Copy out all the lines exactly. Omit pictures.
________________
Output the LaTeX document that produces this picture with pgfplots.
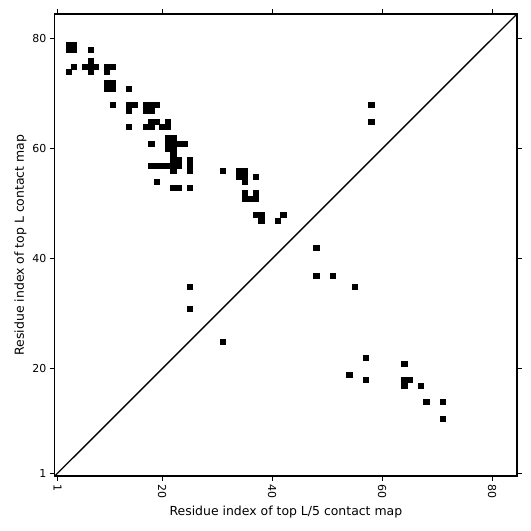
\documentclass[border=0pt]{standalone}
\usepackage{fontspec}
\setmainfont{DejaVu Sans}
\usepackage{pgfplots}
\pgfplotsset{compat=1.18}
\begin{document}
\begin{tikzpicture}
\useasboundingbox (0,0) rectangle (531bp,531bp);
\begin{axis}[
  at={(54.75bp,55bp)}, anchor=south west,
  scale only axis, width=462.25bp, height=462bp,
  xmin=0.5, xmax=84.5, ymin=0.5, ymax=84.5,
  xtick={1,20,40,60,80}, ytick={1,20,40,60,80},
  tick align=outside, major tick length=5bp,
  axis line style={line width=1.4bp},
  every tick/.style={black, line width=1bp},
  /pgf/number format/assume math mode=true,
  ticklabel style={font=\fontsize{11}{13}\selectfont},
  x tick label style={rotate=-90, anchor=west},
  xlabel={Residue index of top L/5 contact map},
  ylabel={Residue index of top L contact map},
  label style={font=\fontsize{12.5}{14}\selectfont},
  xlabel style={at={(axis description cs:0.5,0)}, anchor=base, yshift=-39bp},
  ylabel style={at={([xshift=-31bp]axis description cs:0,0.5)}, rotate=0, anchor=base},
]
\addplot[only marks, mark=square*, mark size=2.6bp, mark options={fill=black, draw=black, line width=0.3bp}] coordinates {
(3,78) (4,78) (3,79) (4,79)
(7,78)
(4,75) (3,74)
(7,76) (6,75) (7,75) (8,75) (7,74)
(10,75) (11,75) (10,74)
(10,71) (11,71) (10,72) (11,72)
(14,71)
(11,68)
(14,68) (15,68) (14,67)
(17,68) (18,68) (19,68) (17,67) (18,67)
(14,64)
(18,65) (19,65) (21,65)
(17,64) (18,64) (20,64) (21,64)
(18,61)
(21,60) (21,61) (21,62) (22,60) (22,61) (22,62)
(23,61) (24,61)
(22,59)
(22,58) (23,58)
(18,57) (19,57) (20,57) (21,57) (22,57) (23,57)
(22,56)
(25,56) (25,57) (25,58)
(19,54)
(22,53) (23,53) (25,53)
(31,56)
(34,55) (35,55) (34,56) (35,56) (35,54)
(37,55)
(35,52) (35,51) (36,51) (37,51) (37,52)
(37,48) (38,48) (38,47)
(41,47) (42,48)
(58,68) (58,65)
(25,35) (25,31) (31,25)
(48,42) (48,37) (51,37) (55,35)
(57,22) (64,21) (54,19) (57,18) (64,18) (65,18) (64,17) (67,17) (68,14) (71,14) (71,11)
};
\addplot[black, line width=1.4bp] coordinates {(0.5,0.5) (84.5,84.5)};
\end{axis}
\end{tikzpicture}
\end{document}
________________
§ **The response**:
Output the LaTeX document that produces this picture with pgfplots.
\documentclass[border=0pt]{standalone}
\usepackage{fontspec}
\setmainfont{DejaVu Sans}
\usepackage{pgfplots}
\pgfplotsset{compat=1.18}
\begin{document}
\begin{tikzpicture}
\useasboundingbox (0,0) rectangle (531bp,531bp);
\begin{axis}[
  at={(54.75bp,55bp)}, anchor=south west,
  scale only axis, width=462.25bp, height=462bp,
  xmin=0.5, xmax=84.5, ymin=0.5, ymax=84.5,
  xtick={1,20,40,60,80}, ytick={1,20,40,60,80},
  tick align=outside, major tick length=5bp,
  axis line style={line width=1.4bp},
  every tick/.style={black, line width=1bp},
  /pgf/number format/assume math mode=true,
  ticklabel style={font=\fontsize{11}{13}\selectfont},
  x tick label style={rotate=-90, anchor=west},
  xlabel={Residue index of top L/5 contact map},
  ylabel={Residue index of top L contact map},
  label style={font=\fontsize{12.5}{14}\selectfont},
  xlabel style={at={(axis description cs:0.5,0)}, anchor=base, yshift=-39bp},
  ylabel style={at={([xshift=-31bp]axis description cs:0,0.5)}, rotate=0, anchor=base},
]
\addplot[only marks, mark=square*, mark size=2.6bp, mark options={fill=black, draw=black, line width=0.3bp}] coordinates {
(3,78) (4,78) (3,79) (4,79)
(7,78)
(4,75) (3,74)
(7,76) (6,75) (7,75) (8,75) (7,74)
(10,75) (11,75) (10,74)
(10,71) (11,71) (10,72) (11,72)
(14,71)
(11,68)
(14,68) (15,68) (14,67)
(17,68) (18,68) (19,68) (17,67) (18,67)
(14,64)
(18,65) (19,65) (21,65)
(17,64) (18,64) (20,64) (21,64)
(18,61)
(21,60) (21,61) (21,62) (22,60) (22,61) (22,62)
(23,61) (24,61)
(22,59)
(22,58) (23,58)
(18,57) (19,57) (20,57) (21,57) (22,57) (23,57)
(22,56)
(25,56) (25,57) (25,58)
(19,54)
(22,53) (23,53) (25,53)
(31,56)
(34,55) (35,55) (34,56) (35,56) (35,54)
(37,55)
(35,52) (35,51) (36,51) (37,51) (37,52)
(37,48) (38,48) (38,47)
(41,47) (42,48)
(58,68) (58,65)
(25,35) (25,31) (31,25)
(48,42) (48,37) (51,37) (55,35)
(57,22) (64,21) (54,19) (57,18) (64,18) (65,18) (64,17) (67,17) (68,14) (71,14) (71,11)
};
\addplot[black, line width=1.4bp] coordinates {(0.5,0.5) (84.5,84.5)};
\end{axis}
\end{tikzpicture}
\end{document}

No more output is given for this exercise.